*Goal of the exercise*. Images are not part of the copy; write out the rest of the data exactly as given.

*Data section*.

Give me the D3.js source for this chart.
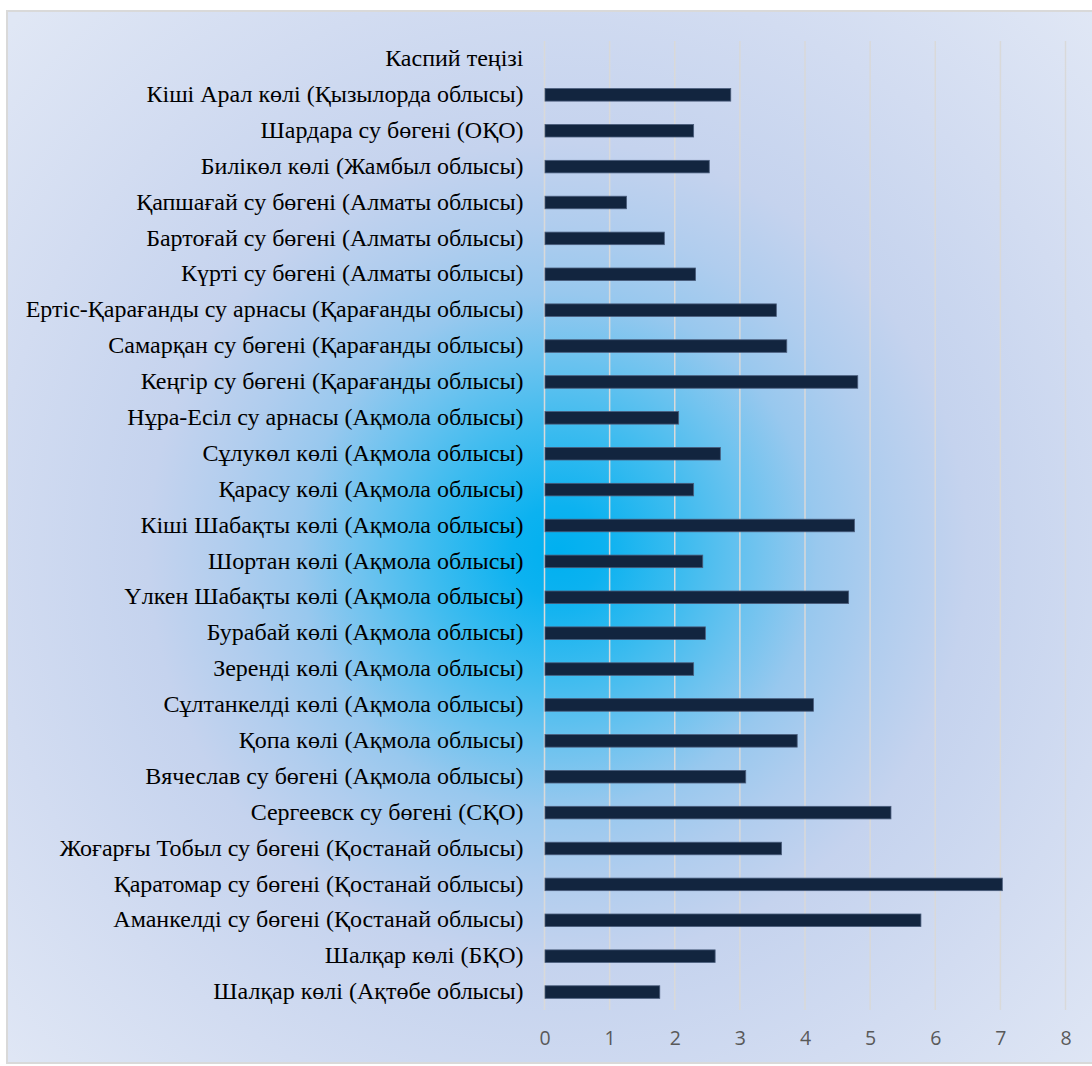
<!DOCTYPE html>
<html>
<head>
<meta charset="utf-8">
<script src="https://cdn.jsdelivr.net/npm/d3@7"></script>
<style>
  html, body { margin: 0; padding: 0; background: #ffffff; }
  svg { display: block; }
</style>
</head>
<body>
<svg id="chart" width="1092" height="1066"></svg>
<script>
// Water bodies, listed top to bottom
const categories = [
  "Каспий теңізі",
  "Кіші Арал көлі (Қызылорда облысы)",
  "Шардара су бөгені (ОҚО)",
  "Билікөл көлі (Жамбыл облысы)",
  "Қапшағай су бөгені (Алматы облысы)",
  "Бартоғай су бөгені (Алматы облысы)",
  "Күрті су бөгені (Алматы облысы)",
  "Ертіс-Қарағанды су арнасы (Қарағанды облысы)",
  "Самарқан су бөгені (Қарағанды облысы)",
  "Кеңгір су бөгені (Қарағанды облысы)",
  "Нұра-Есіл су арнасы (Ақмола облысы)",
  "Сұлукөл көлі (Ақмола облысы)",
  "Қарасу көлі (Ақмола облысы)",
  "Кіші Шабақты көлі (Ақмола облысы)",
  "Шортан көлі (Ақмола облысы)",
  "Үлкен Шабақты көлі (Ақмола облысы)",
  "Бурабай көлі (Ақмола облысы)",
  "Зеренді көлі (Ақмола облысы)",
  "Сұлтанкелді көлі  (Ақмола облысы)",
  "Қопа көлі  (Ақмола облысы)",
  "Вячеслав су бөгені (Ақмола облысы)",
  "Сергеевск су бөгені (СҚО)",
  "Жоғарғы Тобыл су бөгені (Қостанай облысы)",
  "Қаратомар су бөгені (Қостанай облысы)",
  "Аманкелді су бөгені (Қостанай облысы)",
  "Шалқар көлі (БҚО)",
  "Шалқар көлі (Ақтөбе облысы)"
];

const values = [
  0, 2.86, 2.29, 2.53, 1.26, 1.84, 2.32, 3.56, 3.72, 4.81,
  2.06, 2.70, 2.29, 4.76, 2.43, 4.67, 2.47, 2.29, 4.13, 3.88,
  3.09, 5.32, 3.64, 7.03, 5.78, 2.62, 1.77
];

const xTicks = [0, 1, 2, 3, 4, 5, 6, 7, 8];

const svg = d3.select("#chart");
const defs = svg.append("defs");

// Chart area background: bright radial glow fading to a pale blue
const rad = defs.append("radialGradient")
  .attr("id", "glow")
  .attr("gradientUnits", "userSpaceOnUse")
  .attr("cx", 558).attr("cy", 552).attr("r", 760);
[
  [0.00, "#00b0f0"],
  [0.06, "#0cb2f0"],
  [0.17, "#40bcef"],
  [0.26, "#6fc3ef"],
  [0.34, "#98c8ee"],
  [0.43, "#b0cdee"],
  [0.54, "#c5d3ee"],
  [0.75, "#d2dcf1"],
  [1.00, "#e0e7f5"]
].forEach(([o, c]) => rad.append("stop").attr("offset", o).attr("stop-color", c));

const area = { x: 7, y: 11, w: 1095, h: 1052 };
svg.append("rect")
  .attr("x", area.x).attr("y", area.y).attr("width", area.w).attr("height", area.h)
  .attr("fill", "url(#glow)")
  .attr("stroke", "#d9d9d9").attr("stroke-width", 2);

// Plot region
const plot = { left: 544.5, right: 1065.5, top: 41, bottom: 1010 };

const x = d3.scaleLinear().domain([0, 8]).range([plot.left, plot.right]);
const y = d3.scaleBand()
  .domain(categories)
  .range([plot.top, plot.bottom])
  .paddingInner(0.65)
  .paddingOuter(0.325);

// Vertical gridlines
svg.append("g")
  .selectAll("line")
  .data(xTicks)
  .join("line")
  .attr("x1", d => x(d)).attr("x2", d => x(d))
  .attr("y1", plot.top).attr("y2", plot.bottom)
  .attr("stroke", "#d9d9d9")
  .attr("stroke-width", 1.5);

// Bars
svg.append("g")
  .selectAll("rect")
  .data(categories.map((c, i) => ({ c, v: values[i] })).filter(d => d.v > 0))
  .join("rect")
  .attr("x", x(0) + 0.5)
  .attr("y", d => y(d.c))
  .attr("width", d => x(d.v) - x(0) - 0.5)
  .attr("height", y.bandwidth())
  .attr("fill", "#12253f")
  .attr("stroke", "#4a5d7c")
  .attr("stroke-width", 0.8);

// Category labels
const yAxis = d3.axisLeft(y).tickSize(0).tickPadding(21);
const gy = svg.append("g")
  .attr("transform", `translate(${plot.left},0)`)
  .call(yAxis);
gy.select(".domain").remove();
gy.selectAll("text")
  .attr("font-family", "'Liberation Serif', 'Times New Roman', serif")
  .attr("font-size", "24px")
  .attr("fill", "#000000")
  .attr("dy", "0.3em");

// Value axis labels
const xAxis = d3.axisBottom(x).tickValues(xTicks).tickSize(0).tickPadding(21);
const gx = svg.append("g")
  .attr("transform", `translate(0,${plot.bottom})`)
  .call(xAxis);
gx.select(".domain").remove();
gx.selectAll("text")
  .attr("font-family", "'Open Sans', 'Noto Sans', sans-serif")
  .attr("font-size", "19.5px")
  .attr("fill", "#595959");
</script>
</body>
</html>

*Final answer*.
Give me the D3.js source for this chart.
<!DOCTYPE html>
<html>
<head>
<meta charset="utf-8">
<script src="https://cdn.jsdelivr.net/npm/d3@7"></script>
<style>
  html, body { margin: 0; padding: 0; background: #ffffff; }
  svg { display: block; }
</style>
</head>
<body>
<svg id="chart" width="1092" height="1066"></svg>
<script>
// Water bodies, listed top to bottom
const categories = [
  "Каспий теңізі",
  "Кіші Арал көлі (Қызылорда облысы)",
  "Шардара су бөгені (ОҚО)",
  "Билікөл көлі (Жамбыл облысы)",
  "Қапшағай су бөгені (Алматы облысы)",
  "Бартоғай су бөгені (Алматы облысы)",
  "Күрті су бөгені (Алматы облысы)",
  "Ертіс-Қарағанды су арнасы (Қарағанды облысы)",
  "Самарқан су бөгені (Қарағанды облысы)",
  "Кеңгір су бөгені (Қарағанды облысы)",
  "Нұра-Есіл су арнасы (Ақмола облысы)",
  "Сұлукөл көлі (Ақмола облысы)",
  "Қарасу көлі (Ақмола облысы)",
  "Кіші Шабақты көлі (Ақмола облысы)",
  "Шортан көлі (Ақмола облысы)",
  "Үлкен Шабақты көлі (Ақмола облысы)",
  "Бурабай көлі (Ақмола облысы)",
  "Зеренді көлі (Ақмола облысы)",
  "Сұлтанкелді көлі  (Ақмола облысы)",
  "Қопа көлі  (Ақмола облысы)",
  "Вячеслав су бөгені (Ақмола облысы)",
  "Сергеевск су бөгені (СҚО)",
  "Жоғарғы Тобыл су бөгені (Қостанай облысы)",
  "Қаратомар су бөгені (Қостанай облысы)",
  "Аманкелді су бөгені (Қостанай облысы)",
  "Шалқар көлі (БҚО)",
  "Шалқар көлі (Ақтөбе облысы)"
];

const values = [
  0, 2.86, 2.29, 2.53, 1.26, 1.84, 2.32, 3.56, 3.72, 4.81,
  2.06, 2.70, 2.29, 4.76, 2.43, 4.67, 2.47, 2.29, 4.13, 3.88,
  3.09, 5.32, 3.64, 7.03, 5.78, 2.62, 1.77
];

const xTicks = [0, 1, 2, 3, 4, 5, 6, 7, 8];

const svg = d3.select("#chart");
const defs = svg.append("defs");

// Chart area background: bright radial glow fading to a pale blue
const rad = defs.append("radialGradient")
  .attr("id", "glow")
  .attr("gradientUnits", "userSpaceOnUse")
  .attr("cx", 558).attr("cy", 552).attr("r", 760);
[
  [0.00, "#00b0f0"],
  [0.06, "#0cb2f0"],
  [0.17, "#40bcef"],
  [0.26, "#6fc3ef"],
  [0.34, "#98c8ee"],
  [0.43, "#b0cdee"],
  [0.54, "#c5d3ee"],
  [0.75, "#d2dcf1"],
  [1.00, "#e0e7f5"]
].forEach(([o, c]) => rad.append("stop").attr("offset", o).attr("stop-color", c));

const area = { x: 7, y: 11, w: 1095, h: 1052 };
svg.append("rect")
  .attr("x", area.x).attr("y", area.y).attr("width", area.w).attr("height", area.h)
  .attr("fill", "url(#glow)")
  .attr("stroke", "#d9d9d9").attr("stroke-width", 2);

// Plot region
const plot = { left: 544.5, right: 1065.5, top: 41, bottom: 1010 };

const x = d3.scaleLinear().domain([0, 8]).range([plot.left, plot.right]);
const y = d3.scaleBand()
  .domain(categories)
  .range([plot.top, plot.bottom])
  .paddingInner(0.65)
  .paddingOuter(0.325);

// Vertical gridlines
svg.append("g")
  .selectAll("line")
  .data(xTicks)
  .join("line")
  .attr("x1", d => x(d)).attr("x2", d => x(d))
  .attr("y1", plot.top).attr("y2", plot.bottom)
  .attr("stroke", "#d9d9d9")
  .attr("stroke-width", 1.5);

// Bars
svg.append("g")
  .selectAll("rect")
  .data(categories.map((c, i) => ({ c, v: values[i] })).filter(d => d.v > 0))
  .join("rect")
  .attr("x", x(0) + 0.5)
  .attr("y", d => y(d.c))
  .attr("width", d => x(d.v) - x(0) - 0.5)
  .attr("height", y.bandwidth())
  .attr("fill", "#12253f")
  .attr("stroke", "#4a5d7c")
  .attr("stroke-width", 0.8);

// Category labels
const yAxis = d3.axisLeft(y).tickSize(0).tickPadding(21);
const gy = svg.append("g")
  .attr("transform", `translate(${plot.left},0)`)
  .call(yAxis);
gy.select(".domain").remove();
gy.selectAll("text")
  .attr("font-family", "'Liberation Serif', 'Times New Roman', serif")
  .attr("font-size", "24px")
  .attr("fill", "#000000")
  .attr("dy", "0.3em");

// Value axis labels
const xAxis = d3.axisBottom(x).tickValues(xTicks).tickSize(0).tickPadding(21);
const gx = svg.append("g")
  .attr("transform", `translate(0,${plot.bottom})`)
  .call(xAxis);
gx.select(".domain").remove();
gx.selectAll("text")
  .attr("font-family", "'Open Sans', 'Noto Sans', sans-serif")
  .attr("font-size", "19.5px")
  .attr("fill", "#595959");
</script>
</body>
</html>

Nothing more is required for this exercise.